◆ SHORT PROBLEM
It is required that the lines from the top of the listing through the line with "from bokeh.resources import INLINE" be reproduced exactly, excluding pictures.
◇ ◇ ◇
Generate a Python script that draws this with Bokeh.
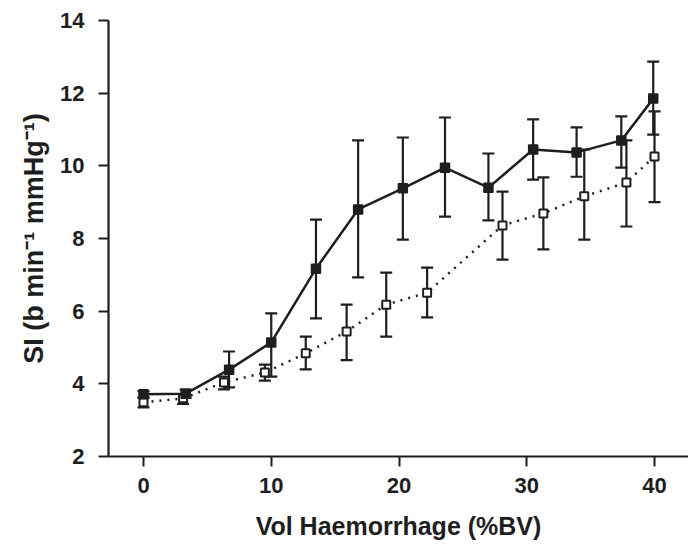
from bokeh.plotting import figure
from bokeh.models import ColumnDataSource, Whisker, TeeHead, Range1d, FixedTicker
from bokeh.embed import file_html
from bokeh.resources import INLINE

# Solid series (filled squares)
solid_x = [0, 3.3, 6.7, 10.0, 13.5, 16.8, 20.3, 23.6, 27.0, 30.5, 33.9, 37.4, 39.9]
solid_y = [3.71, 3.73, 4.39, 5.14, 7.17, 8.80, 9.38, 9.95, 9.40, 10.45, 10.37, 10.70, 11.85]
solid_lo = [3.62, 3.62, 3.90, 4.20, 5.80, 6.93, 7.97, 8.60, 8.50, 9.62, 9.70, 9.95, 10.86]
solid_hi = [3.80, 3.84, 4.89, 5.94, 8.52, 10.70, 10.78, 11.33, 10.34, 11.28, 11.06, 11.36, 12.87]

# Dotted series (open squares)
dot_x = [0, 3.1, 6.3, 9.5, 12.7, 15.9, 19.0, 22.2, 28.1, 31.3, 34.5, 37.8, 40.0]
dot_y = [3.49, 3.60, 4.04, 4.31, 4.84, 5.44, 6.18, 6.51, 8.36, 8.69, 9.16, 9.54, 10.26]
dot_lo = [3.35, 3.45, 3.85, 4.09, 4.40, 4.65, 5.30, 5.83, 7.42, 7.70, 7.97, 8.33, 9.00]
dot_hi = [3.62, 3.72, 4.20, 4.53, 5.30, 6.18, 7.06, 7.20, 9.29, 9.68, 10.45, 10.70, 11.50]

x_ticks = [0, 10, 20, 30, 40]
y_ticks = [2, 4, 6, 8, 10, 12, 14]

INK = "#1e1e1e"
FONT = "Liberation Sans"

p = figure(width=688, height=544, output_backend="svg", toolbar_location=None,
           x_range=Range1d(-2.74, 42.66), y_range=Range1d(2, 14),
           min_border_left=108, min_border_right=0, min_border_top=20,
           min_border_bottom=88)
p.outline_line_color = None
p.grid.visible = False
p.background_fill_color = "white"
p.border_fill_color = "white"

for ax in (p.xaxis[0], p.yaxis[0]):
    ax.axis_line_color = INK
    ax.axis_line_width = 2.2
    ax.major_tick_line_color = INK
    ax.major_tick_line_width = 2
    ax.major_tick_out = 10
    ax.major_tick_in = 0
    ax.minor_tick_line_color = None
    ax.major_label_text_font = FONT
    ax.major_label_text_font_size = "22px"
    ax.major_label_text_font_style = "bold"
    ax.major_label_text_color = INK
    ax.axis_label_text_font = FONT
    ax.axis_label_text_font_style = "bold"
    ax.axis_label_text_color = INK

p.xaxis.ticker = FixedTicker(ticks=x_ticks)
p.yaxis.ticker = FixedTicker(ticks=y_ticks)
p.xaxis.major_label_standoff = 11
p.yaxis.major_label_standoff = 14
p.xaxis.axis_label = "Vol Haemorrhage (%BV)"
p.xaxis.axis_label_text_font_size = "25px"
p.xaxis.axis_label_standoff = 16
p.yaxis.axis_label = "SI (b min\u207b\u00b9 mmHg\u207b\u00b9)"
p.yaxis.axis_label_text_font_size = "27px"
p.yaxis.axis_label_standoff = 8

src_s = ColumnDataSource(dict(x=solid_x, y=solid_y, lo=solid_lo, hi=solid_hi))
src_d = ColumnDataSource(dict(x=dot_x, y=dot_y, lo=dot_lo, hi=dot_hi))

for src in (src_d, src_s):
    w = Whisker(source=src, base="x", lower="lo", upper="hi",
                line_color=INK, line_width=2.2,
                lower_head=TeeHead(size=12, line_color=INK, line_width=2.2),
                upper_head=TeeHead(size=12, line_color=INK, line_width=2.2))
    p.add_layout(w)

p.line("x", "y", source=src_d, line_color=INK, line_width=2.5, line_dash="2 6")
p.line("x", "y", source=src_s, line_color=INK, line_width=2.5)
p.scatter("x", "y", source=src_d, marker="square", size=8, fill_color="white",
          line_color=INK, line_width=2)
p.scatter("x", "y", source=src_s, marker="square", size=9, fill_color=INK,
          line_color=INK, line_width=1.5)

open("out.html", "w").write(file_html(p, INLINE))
◇ ◇ ◇
◆ TASK RESULT
Generate a Python script that draws this with Bokeh.
from bokeh.plotting import figure
from bokeh.models import ColumnDataSource, Whisker, TeeHead, Range1d, FixedTicker
from bokeh.embed import file_html
from bokeh.resources import INLINE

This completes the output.